Print exactly the lines from the first one down to the line containing "4.8, 8.6, 0.2];", both ends included, with no pictures and nothing else.
** begin Collected data **
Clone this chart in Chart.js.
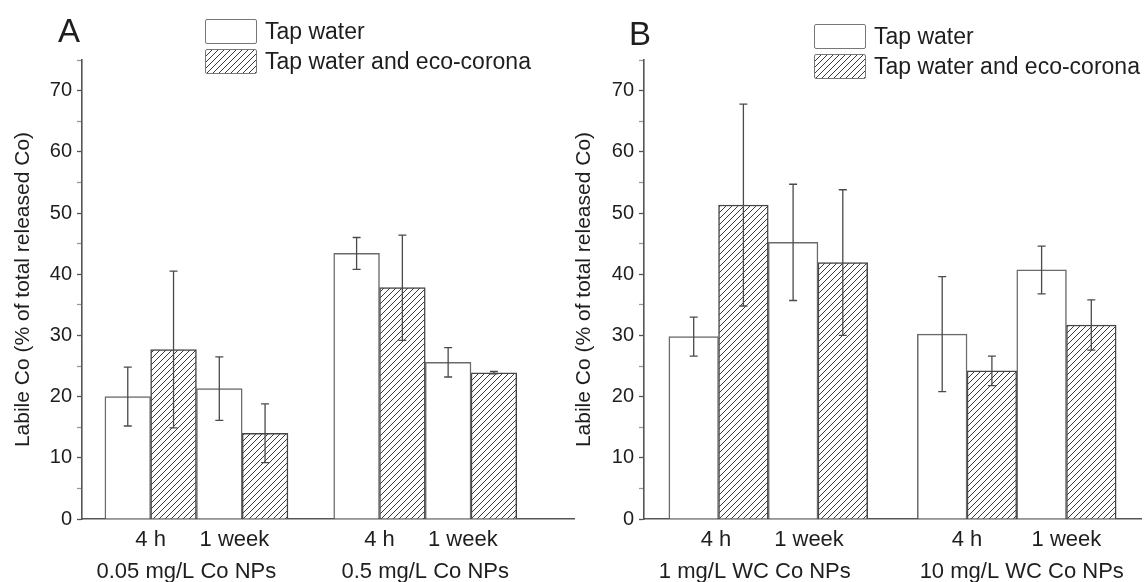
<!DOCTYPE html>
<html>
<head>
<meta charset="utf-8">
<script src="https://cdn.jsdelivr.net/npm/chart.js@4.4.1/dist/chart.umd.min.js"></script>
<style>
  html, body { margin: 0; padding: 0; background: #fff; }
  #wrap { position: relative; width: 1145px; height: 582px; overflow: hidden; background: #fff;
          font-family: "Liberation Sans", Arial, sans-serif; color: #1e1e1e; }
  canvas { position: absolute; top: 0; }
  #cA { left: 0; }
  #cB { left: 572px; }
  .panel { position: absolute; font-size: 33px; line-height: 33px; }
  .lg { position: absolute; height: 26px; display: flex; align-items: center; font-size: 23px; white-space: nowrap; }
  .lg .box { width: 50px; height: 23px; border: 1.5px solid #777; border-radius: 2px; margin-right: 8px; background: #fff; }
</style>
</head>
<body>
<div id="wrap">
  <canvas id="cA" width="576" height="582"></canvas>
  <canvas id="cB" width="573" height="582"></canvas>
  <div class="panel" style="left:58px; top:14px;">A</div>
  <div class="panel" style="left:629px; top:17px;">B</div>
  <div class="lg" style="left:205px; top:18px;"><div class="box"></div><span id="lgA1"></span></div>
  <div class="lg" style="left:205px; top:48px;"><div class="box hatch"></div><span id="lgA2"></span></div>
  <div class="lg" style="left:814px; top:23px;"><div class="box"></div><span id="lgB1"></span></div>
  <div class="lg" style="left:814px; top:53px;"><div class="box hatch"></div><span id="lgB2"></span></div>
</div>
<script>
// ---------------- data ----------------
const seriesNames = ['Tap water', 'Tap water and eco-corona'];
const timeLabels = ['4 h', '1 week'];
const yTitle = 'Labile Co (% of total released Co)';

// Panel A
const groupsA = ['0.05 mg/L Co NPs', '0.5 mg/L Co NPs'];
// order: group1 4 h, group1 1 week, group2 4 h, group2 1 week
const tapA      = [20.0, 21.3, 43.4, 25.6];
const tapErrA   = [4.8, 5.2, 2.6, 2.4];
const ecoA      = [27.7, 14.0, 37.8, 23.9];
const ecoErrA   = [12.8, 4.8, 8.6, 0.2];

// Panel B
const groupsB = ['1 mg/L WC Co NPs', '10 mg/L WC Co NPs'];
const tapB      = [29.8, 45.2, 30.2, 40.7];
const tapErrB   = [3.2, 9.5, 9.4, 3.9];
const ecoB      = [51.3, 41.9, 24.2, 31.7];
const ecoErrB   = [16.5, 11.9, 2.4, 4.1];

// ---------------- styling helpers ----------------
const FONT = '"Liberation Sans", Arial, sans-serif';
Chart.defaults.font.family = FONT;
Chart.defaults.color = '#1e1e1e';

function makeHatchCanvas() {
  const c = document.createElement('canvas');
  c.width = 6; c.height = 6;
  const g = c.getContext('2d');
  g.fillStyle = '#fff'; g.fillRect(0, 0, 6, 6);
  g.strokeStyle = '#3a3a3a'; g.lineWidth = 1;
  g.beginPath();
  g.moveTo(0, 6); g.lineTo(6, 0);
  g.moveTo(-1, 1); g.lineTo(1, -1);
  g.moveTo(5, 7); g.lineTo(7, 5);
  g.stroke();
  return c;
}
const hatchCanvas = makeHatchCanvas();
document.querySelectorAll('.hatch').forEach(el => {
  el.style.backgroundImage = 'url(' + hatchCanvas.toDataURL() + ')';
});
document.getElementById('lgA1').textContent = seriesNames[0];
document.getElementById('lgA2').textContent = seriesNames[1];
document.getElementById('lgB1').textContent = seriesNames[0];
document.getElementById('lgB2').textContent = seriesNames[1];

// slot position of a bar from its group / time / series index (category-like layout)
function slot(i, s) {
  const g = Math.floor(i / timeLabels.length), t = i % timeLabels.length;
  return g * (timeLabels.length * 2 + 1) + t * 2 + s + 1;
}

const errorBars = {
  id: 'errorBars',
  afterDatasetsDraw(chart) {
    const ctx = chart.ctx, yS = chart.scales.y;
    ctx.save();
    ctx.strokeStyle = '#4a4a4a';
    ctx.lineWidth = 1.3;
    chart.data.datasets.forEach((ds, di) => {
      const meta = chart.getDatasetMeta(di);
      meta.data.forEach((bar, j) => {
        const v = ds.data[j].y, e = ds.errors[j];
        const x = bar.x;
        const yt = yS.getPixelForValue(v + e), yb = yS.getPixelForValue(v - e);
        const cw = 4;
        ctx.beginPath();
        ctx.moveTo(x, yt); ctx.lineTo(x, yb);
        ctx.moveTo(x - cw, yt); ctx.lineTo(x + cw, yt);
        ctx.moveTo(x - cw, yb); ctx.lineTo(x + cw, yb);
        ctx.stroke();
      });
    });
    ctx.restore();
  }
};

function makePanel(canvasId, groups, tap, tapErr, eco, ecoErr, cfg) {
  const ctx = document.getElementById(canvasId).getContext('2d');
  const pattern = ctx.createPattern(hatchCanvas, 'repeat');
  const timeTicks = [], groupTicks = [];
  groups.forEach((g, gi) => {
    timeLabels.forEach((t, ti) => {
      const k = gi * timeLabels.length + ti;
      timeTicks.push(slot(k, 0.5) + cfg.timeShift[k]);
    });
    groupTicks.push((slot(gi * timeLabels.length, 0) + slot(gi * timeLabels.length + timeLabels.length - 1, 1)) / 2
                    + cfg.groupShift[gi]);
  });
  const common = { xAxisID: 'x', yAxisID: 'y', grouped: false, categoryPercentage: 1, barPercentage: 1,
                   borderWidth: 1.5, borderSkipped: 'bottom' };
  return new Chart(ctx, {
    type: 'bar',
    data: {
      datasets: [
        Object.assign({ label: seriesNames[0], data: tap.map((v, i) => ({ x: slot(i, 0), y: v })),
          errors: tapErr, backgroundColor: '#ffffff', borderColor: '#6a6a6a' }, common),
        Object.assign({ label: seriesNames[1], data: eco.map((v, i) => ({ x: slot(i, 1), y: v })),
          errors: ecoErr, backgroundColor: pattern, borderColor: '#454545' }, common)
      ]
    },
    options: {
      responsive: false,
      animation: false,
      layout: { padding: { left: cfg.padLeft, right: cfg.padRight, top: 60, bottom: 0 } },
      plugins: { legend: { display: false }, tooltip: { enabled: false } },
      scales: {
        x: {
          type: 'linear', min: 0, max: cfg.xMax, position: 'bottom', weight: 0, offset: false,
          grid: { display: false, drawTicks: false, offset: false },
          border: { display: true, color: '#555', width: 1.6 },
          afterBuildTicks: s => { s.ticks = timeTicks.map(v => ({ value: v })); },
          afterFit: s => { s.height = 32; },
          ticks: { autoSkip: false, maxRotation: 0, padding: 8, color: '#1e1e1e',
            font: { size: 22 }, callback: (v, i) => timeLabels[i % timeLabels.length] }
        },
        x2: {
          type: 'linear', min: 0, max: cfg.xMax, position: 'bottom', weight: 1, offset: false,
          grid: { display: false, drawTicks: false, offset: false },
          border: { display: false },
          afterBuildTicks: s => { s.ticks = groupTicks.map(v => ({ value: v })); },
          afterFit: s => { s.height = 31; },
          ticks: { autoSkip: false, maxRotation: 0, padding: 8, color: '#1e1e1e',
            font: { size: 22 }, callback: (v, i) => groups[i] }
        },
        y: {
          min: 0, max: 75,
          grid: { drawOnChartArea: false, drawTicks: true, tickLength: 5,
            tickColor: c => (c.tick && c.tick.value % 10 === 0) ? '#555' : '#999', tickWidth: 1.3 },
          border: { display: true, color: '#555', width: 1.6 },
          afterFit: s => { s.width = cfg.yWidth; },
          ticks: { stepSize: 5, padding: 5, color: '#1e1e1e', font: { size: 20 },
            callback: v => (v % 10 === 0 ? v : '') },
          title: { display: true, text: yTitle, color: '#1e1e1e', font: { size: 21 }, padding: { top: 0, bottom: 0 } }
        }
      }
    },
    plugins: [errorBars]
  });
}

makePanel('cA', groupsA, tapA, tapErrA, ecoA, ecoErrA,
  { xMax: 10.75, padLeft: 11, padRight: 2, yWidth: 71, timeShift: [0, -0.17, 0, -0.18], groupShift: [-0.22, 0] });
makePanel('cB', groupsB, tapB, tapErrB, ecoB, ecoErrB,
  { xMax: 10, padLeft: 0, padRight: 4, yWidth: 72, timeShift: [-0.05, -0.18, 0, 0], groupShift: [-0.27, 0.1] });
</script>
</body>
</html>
** end Collected data **
◆ Result of the exercise:
Clone this chart in Chart.js.
<!DOCTYPE html>
<html>
<head>
<meta charset="utf-8">
<script src="https://cdn.jsdelivr.net/npm/chart.js@4.4.1/dist/chart.umd.min.js"></script>
<style>
  html, body { margin: 0; padding: 0; background: #fff; }
  #wrap { position: relative; width: 1145px; height: 582px; overflow: hidden; background: #fff;
          font-family: "Liberation Sans", Arial, sans-serif; color: #1e1e1e; }
  canvas { position: absolute; top: 0; }
  #cA { left: 0; }
  #cB { left: 572px; }
  .panel { position: absolute; font-size: 33px; line-height: 33px; }
  .lg { position: absolute; height: 26px; display: flex; align-items: center; font-size: 23px; white-space: nowrap; }
  .lg .box { width: 50px; height: 23px; border: 1.5px solid #777; border-radius: 2px; margin-right: 8px; background: #fff; }
</style>
</head>
<body>
<div id="wrap">
  <canvas id="cA" width="576" height="582"></canvas>
  <canvas id="cB" width="573" height="582"></canvas>
  <div class="panel" style="left:58px; top:14px;">A</div>
  <div class="panel" style="left:629px; top:17px;">B</div>
  <div class="lg" style="left:205px; top:18px;"><div class="box"></div><span id="lgA1"></span></div>
  <div class="lg" style="left:205px; top:48px;"><div class="box hatch"></div><span id="lgA2"></span></div>
  <div class="lg" style="left:814px; top:23px;"><div class="box"></div><span id="lgB1"></span></div>
  <div class="lg" style="left:814px; top:53px;"><div class="box hatch"></div><span id="lgB2"></span></div>
</div>
<script>
// ---------------- data ----------------
const seriesNames = ['Tap water', 'Tap water and eco-corona'];
const timeLabels = ['4 h', '1 week'];
const yTitle = 'Labile Co (% of total released Co)';

// Panel A
const groupsA = ['0.05 mg/L Co NPs', '0.5 mg/L Co NPs'];
// order: group1 4 h, group1 1 week, group2 4 h, group2 1 week
const tapA      = [20.0, 21.3, 43.4, 25.6];
const tapErrA   = [4.8, 5.2, 2.6, 2.4];
const ecoA      = [27.7, 14.0, 37.8, 23.9];
const ecoErrA   = [12.8, 4.8, 8.6, 0.2];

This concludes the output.